Include the line containing "plt.rcParams['font.family'] = ['Liberation" and all lines before it, repeated exactly from the listing below, without pictures.
··· PROVIDED MATERIAL ···
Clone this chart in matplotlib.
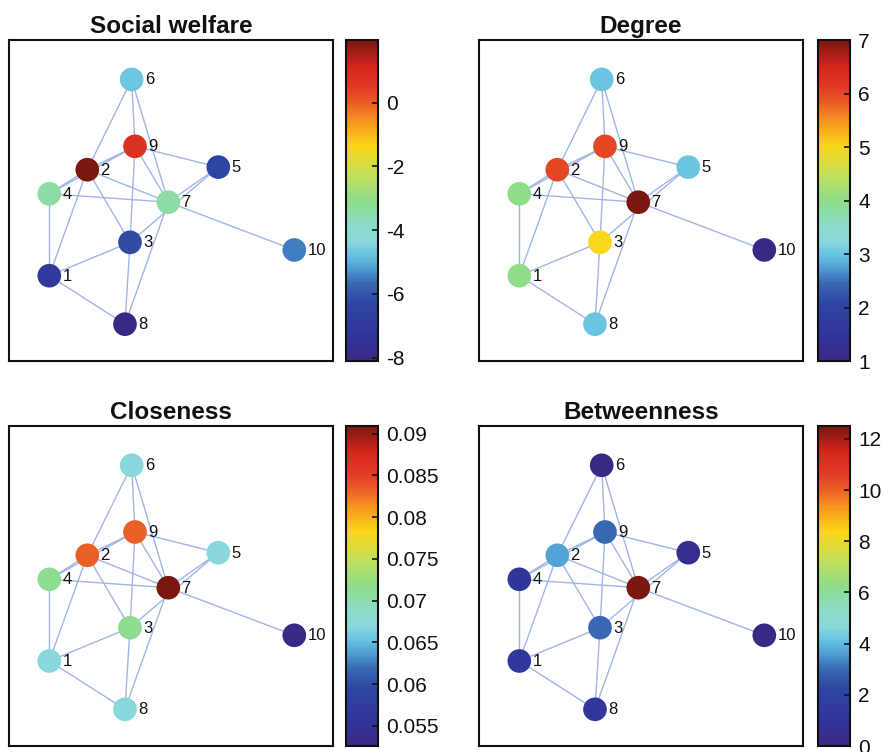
import matplotlib
matplotlib.use("Agg")
import matplotlib.pyplot as plt
from matplotlib.colors import LinearSegmentedColormap

plt.rcParams['font.family'] = ['Liberation Sans', 'DejaVu Sans']

# Network: nodes, layout and edges
nodes = [1, 2, 3, 4, 5, 6, 7, 8, 9, 10]
node_x = [40.3, 78.3, 121.0, 40.3, 209.3, 122.7, 159.3, 116.0, 126.0, 285.3]
node_y = [235.0, 129.3, 201.7, 153.3, 126.7, 39.3, 161.7, 283.3, 106.0, 209.3]
edges = [(1, 2), (1, 4), (1, 3), (1, 8), (2, 6), (2, 9), (2, 4), (2, 7), (2, 3),
         (3, 9), (3, 5), (3, 8), (4, 9), (4, 7), (5, 9), (5, 7), (6, 9), (6, 7),
         (7, 9), (7, 8), (7, 10)]

# Node measures
social_welfare = [-7.0, 1.96, -6.2, -3.4, -6.3, -4.7, -3.4, -8.1, 0.8, -5.5]
degree = [4, 6, 5, 4, 3, 3, 7, 3, 6, 1]
closeness = [0.0667, 0.0833, 0.0714, 0.0714, 0.0667, 0.0667, 0.0909, 0.0667, 0.0833, 0.0526]
betweenness = [1.167, 3.667, 3.0, 1.0, 0.5, 0.0, 12.5, 1.167, 3.0, 0.0]

titles = ["Social welfare", "Degree", "Closeness", "Betweenness"]
measures = [social_welfare, degree, closeness, betweenness]
cbar_ticks = [
    [-8, -6, -4, -2, 0],
    [1, 2, 3, 4, 5, 6, 7],
    [0.055, 0.06, 0.065, 0.07, 0.075, 0.08, 0.085, 0.09],
    [0, 2, 4, 6, 8, 10, 12],
]

cmap = LinearSegmentedColormap.from_list("netmap", [
    (0.00, "#3a2885"), (0.08, "#30359a"), (0.18, "#2d47a0"), (0.24, "#3868b2"),
    (0.29, "#529fd3"), (0.33, "#66c3e3"), (0.37, "#88d8dc"), (0.42, "#8cdccb"),
    (0.50, "#8edc8a"), (0.58, "#c2e05a"), (0.67, "#fbd718"), (0.75, "#f7931f"),
    (0.80, "#eb6127"), (0.85, "#e23c24"), (0.92, "#d3261e"), (1.00, "#7a1810"),
])

W, H = 884, 752
fig = plt.figure(figsize=(W / 100, H / 100), dpi=100)

# pixel boxes: (left, top, width, height)
ax_boxes = [(9, 40, 324, 321), (479, 40, 324, 321), (9, 426, 324, 320), (479, 426, 324, 320)]
cb_boxes = [(346, 40, 32, 321), (818, 40, 32, 321), (346, 426, 32, 320), (818, 426, 32, 320)]


def frac(box):
    l, t, w, h = box
    return [l / W, 1 - (t + h) / H, w / W, h / H]


idx = {n: i for i, n in enumerate(nodes)}

for k in range(4):
    ax = fig.add_axes(frac(ax_boxes[k]))
    cax = fig.add_axes(frac(cb_boxes[k]))
    vals = measures[k]
    for a, b in edges:
        ax.plot([node_x[idx[a]], node_x[idx[b]]], [node_y[idx[a]], node_y[idx[b]]],
                color="#9fb5e8", lw=1.0, zorder=1)
    sc = ax.scatter(node_x, node_y, c=vals, cmap=cmap, vmin=min(vals), vmax=max(vals),
                    s=290, linewidths=0, zorder=2)
    for n, x, y in zip(nodes, node_x, node_y):
        ax.text(x + 13, y + 0.5, str(n), fontsize=12, va="center", ha="left",
                color="#111111", zorder=3)
    ax.set_xlim(0, 324)
    ax.set_ylim(320, 0)
    ax.set_xticks([])
    ax.set_yticks([])
    for sp in ax.spines.values():
        sp.set_linewidth(1.5)
        sp.set_color("#111111")
    ax.set_title(titles[k], fontsize=17.5, fontweight="bold", pad=5, color="#111111")

    cb = fig.colorbar(sc, cax=cax)
    cb.set_ticks(cbar_ticks[k])
    cb.set_ticklabels(["%g" % t for t in cbar_ticks[k]])
    cb.outline.set_linewidth(1.5)
    cb.outline.set_edgecolor("#111111")
    cax.tick_params(direction="in", length=4, width=1.2, labelsize=15, pad=6, colors="#111111")

fig.savefig("out.png", dpi=100)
···
[OUTPUT OF THE TASK]:
Clone this chart in matplotlib.
import matplotlib
matplotlib.use("Agg")
import matplotlib.pyplot as plt
from matplotlib.colors import LinearSegmentedColormap

plt.rcParams['font.family'] = ['Liberation Sans', 'DejaVu Sans']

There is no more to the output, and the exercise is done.